Institutional investors with access to non-bank liquidity providers execute 20% of their volume through non-bank liquidity providers.
In a new Greenwich Report, Diversifying Liquidity: Attaining Best Execution in FX Trading, Greenwich Associates says macroeconomic and regulatory-driven events are spurring a new wave of change in global FX trading. As a result, investors are increasingly focused on best execution by utilizing sophisticated analytics to analyze existing trading relationships and engage with new counterparties. These results are based on 1,633 in-person interviews with top-tier foreign exchange users globally.

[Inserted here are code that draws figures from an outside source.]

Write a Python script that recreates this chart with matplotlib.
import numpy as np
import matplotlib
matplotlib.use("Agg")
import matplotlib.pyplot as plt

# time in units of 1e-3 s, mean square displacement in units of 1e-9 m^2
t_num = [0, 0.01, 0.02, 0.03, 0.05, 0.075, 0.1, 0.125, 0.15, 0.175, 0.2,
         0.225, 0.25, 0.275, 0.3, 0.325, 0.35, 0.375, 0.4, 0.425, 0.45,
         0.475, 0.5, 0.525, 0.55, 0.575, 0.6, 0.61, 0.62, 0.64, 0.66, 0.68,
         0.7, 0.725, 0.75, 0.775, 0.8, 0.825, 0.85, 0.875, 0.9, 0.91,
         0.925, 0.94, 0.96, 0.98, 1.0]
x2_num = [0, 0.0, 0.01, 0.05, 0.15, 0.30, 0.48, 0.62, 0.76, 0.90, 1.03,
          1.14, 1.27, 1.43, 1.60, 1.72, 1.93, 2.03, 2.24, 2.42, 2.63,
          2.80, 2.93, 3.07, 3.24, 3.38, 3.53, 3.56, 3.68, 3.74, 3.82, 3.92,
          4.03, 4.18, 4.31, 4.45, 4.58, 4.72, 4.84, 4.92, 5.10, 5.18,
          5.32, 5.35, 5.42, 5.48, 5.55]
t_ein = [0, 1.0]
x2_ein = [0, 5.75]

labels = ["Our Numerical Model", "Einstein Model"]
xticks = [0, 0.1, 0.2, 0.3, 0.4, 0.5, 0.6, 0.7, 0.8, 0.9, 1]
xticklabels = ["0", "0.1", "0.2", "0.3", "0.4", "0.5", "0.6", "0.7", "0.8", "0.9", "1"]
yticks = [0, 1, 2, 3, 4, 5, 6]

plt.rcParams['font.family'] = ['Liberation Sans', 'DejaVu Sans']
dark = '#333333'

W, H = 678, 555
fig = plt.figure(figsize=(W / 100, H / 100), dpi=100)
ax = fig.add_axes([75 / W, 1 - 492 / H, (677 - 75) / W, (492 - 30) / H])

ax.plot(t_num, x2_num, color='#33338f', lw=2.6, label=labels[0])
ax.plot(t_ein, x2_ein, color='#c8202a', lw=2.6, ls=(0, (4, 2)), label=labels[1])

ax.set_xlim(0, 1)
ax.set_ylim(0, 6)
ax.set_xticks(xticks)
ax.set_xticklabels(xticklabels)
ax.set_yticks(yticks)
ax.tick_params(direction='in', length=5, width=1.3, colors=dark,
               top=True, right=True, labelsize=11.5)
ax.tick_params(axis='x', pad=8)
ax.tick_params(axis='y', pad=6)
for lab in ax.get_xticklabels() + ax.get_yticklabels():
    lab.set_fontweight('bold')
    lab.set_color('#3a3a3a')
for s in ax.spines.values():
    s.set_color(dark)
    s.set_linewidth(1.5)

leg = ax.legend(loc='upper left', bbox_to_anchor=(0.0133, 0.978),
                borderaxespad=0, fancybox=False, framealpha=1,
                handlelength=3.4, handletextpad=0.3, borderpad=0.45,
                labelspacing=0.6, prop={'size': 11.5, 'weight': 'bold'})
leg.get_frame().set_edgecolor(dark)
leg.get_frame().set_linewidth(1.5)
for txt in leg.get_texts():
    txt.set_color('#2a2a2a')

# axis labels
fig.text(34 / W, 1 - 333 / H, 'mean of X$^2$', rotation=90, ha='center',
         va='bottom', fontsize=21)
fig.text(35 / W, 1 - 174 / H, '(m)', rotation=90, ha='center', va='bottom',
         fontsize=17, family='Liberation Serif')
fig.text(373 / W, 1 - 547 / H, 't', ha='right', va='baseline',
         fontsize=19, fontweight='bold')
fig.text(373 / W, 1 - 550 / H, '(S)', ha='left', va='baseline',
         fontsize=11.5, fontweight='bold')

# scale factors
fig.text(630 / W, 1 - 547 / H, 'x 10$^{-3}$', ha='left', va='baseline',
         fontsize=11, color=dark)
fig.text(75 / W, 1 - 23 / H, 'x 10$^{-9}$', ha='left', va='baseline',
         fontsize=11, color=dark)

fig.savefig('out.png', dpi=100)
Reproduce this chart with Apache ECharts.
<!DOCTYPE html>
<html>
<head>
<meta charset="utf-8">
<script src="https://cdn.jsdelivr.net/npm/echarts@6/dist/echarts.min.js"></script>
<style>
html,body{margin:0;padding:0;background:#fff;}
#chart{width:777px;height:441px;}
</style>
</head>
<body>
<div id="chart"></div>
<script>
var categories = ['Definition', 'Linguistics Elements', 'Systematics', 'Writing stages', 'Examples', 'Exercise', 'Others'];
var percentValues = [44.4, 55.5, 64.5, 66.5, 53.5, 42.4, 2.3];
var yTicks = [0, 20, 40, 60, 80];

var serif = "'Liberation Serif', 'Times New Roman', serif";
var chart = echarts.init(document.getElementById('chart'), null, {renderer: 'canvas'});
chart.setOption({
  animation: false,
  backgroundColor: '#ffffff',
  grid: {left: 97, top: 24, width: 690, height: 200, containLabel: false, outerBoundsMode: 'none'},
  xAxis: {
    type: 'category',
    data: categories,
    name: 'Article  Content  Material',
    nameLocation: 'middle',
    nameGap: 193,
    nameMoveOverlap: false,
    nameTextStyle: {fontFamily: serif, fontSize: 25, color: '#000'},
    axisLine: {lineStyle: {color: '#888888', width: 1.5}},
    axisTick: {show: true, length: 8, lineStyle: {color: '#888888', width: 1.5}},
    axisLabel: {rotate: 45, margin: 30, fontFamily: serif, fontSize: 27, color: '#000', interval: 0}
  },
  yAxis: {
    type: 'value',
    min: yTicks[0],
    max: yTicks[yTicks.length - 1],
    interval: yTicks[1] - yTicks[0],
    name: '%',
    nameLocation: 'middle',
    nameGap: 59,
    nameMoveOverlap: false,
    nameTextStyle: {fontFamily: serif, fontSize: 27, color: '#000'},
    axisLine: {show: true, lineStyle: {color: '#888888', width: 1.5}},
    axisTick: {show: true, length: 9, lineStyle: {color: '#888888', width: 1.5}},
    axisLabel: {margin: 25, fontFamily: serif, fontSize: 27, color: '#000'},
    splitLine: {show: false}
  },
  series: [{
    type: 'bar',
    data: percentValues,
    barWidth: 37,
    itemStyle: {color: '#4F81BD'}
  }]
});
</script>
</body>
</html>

The largest FX dealers in the world continue to execute nearly half of global buy-side FX volume and Greenwich Associates believes that the world’s largest money center banks will continue to play a huge role in facilitating the buy side’s FX needs. However, FX dealers are still adapting to new rules that change the economics of FX liquidity provision and find themselves increasingly competing for flow with non-bank liquidity providers.
Since 2008, buy-side trading handled by multi-dealer trading platforms jumped 32%, while phone-trade volume is down 50%. These changes occurred in tandem with an overall growth in investor electronic trading, which now accounts for 73% of volume executed annually. The result is a market where technology acumen is critical to long term success.

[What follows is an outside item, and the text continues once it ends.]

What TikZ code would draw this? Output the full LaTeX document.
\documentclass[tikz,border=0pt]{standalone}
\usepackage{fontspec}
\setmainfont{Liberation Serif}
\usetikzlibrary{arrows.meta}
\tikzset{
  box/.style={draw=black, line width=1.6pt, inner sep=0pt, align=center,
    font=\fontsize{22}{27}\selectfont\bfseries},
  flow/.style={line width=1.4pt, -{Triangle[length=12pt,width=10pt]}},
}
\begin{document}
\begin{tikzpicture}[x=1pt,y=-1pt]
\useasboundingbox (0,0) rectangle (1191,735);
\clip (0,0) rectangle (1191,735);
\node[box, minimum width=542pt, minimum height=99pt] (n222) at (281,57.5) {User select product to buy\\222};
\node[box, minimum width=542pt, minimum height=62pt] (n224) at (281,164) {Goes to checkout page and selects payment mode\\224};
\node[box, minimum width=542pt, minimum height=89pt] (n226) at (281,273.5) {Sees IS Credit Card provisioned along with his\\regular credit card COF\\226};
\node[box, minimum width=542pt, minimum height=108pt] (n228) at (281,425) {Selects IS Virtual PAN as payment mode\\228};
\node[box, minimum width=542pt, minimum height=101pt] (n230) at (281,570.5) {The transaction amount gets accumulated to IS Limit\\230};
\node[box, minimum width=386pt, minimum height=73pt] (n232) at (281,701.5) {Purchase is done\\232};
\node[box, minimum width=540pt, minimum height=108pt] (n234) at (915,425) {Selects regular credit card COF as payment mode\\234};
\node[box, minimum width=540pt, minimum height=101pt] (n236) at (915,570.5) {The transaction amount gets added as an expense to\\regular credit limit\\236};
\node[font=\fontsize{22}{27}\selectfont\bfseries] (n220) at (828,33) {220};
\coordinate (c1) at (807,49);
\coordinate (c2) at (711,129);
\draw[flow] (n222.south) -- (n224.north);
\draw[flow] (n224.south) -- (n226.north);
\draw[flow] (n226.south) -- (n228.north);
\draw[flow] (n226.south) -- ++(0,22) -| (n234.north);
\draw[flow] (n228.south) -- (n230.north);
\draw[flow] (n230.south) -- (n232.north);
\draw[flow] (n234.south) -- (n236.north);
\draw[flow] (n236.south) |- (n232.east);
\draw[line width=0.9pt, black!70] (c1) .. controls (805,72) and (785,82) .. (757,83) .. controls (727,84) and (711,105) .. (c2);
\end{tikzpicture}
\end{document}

“Investors should work to gain access to multiple liquidity streams and ways of interacting with that liquidity,” says Kevin McPartland, head of Market Structure & Technology Research at Greenwich Associates. “Maintaining deep relationships with a few bulge-bracket brokers is prudent, given the wide range of services they provide. But supplementing that with non-bank liquidity streams is now an important part of ensuring best execution.”